NATO spokesman Maj. Dominic Whyte said air and ground assets with imaging capabilities were used to estimate the number killed. He said the estimate was "pretty accurate" but not likely the exact figure.

In early December NATO said it had killed 70-80 fighters in Helmand province but days later said that only seven to eight were killed.

Dr. Muhammad Hanif, who claims to speak for the Taliban, said in a text message to an Associated Press reporter in Pakistan that the figure of 150 dead was "a complete lie."

"The Americans want to boost morale of their troops while making such claims," the message read.

Taliban militants last year launched a record number of attacks, and an estimated 4,000 people died in insurgency-related violence, the bloodiest year since the U.S.-led coalition ousted the Taliban regime in late 2001.

In Helmand province, meanwhile, NATO airstrikes on a suspected Taliban compound Thursday killed 16 suspected militants and 13 people kidnapped or captured and being held by the Taliban, said Helmand provincial police chief Ghulam Nabi Malakhail. A civilian home was damaged and an unknown number of civilians wounded in the strike, he said.

The fight in the Bermel district of Paktika province is the first major engagement of 2007 and appeared to be the largest battle since a multi-day operation killed more than 500 Taliban fighters in the Panjwayi district of Kandahar province in September.

Whyte said NATO forces identified the group of fighters while they were still in Pakistan. Fitzpatrick said between 150 and 200 fighters moving in two groups crossed over the border.

The large group of fighters moving in an area where the Pakistan military has several checkpoints would raise questions about the Pakistan military's effectiveness in stopping militant activity.

But the U.S. assistant secretary of state for South and Central Asia, Richard Boucher, on Thursday praised Pakistan's commitment to fighting terrorism and said the country remains an important U.S. ally.

"Pakistan does not want to see Al Qaeda, Taliban operating in Pakistan and they are taking a series of steps ... to try to control those (border) areas better and we are supporting that," Boucher told reporters in Kabul.

Pakistani army spokesman Sultan said Pakistan's attack on Wednesday night, using artillery and mortars, demonstrated how it could act swiftly and effectively if it was given "real-time" intelligence on cross-border militancy.
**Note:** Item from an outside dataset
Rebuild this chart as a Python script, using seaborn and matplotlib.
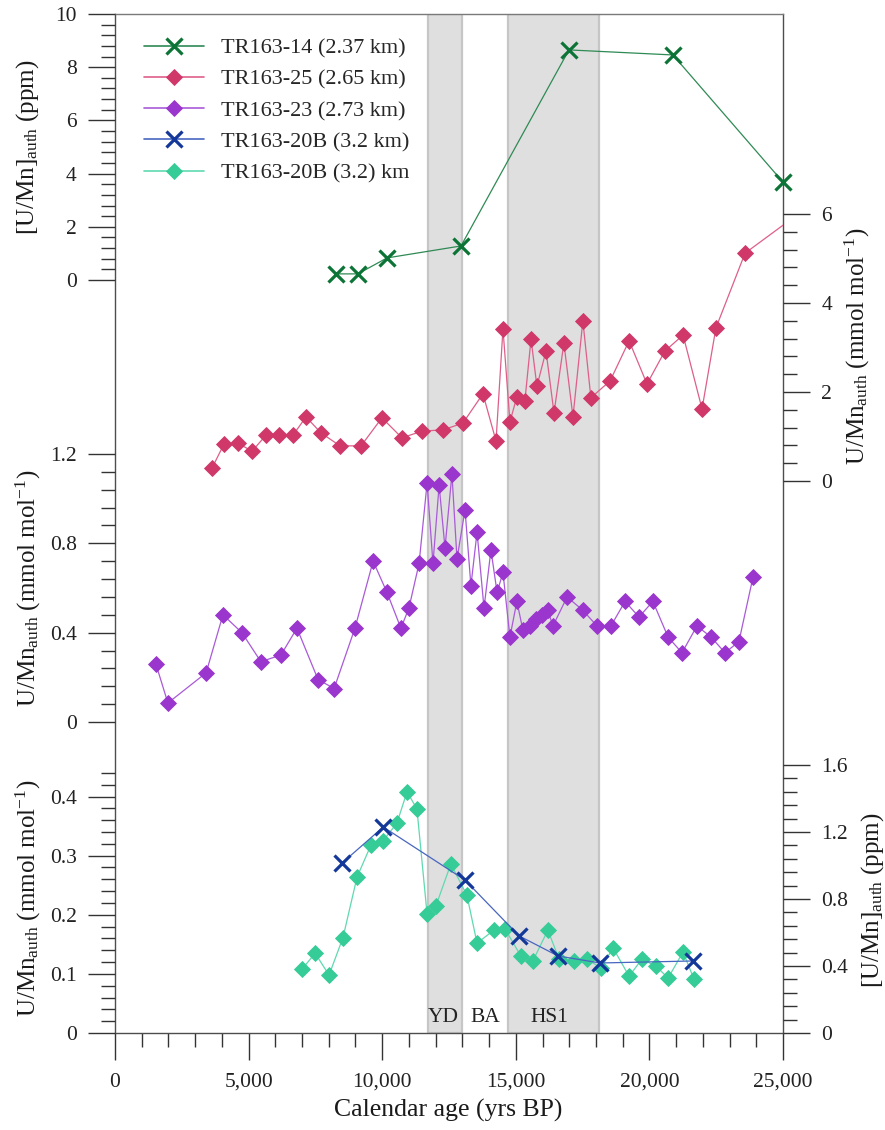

"We don't deny that some people are coming from this side. That's why we seek intelligence in real time. We are keen to stop it," he said.

The September peace deal in North Waziristan, which lies opposite Afghanistan's Paktika province, ended bitter fighting between pro-Taliban militants and the Pakistani army. But U.S. and NATO military officials have voiced concern that cross-border attacks into Afghanistan the deal was meant to stop have only escalated, and pro-Taliban elements have gained more power.

In the southern province of Kandahar, meanwhile, thousands of mainly ethnic-Pashtun tribesmen pelted stones at a Pakistan border post and chanted "Death to Pakistan's links to the Taliban" during a rally to condemn new border measures.

The protest was held in the Afghan border town of Waish, across from the Pakistani town of Chaman near where Pakistan opened its first biometrics system to screen travelers as a measure against the cross-border movement of militants.

Pakistan has also announced plans to build a fence and plant land mines at selected places along the border, a proposed measure opposed by Afghanistan.

Afghan officials have repeatedly said that leaders from their country's insurgent Taliban militia are hiding in Pakistan and stage attacks against Afghanistan's U.S.-backed government from there. Pakistan denies the Afghan charge.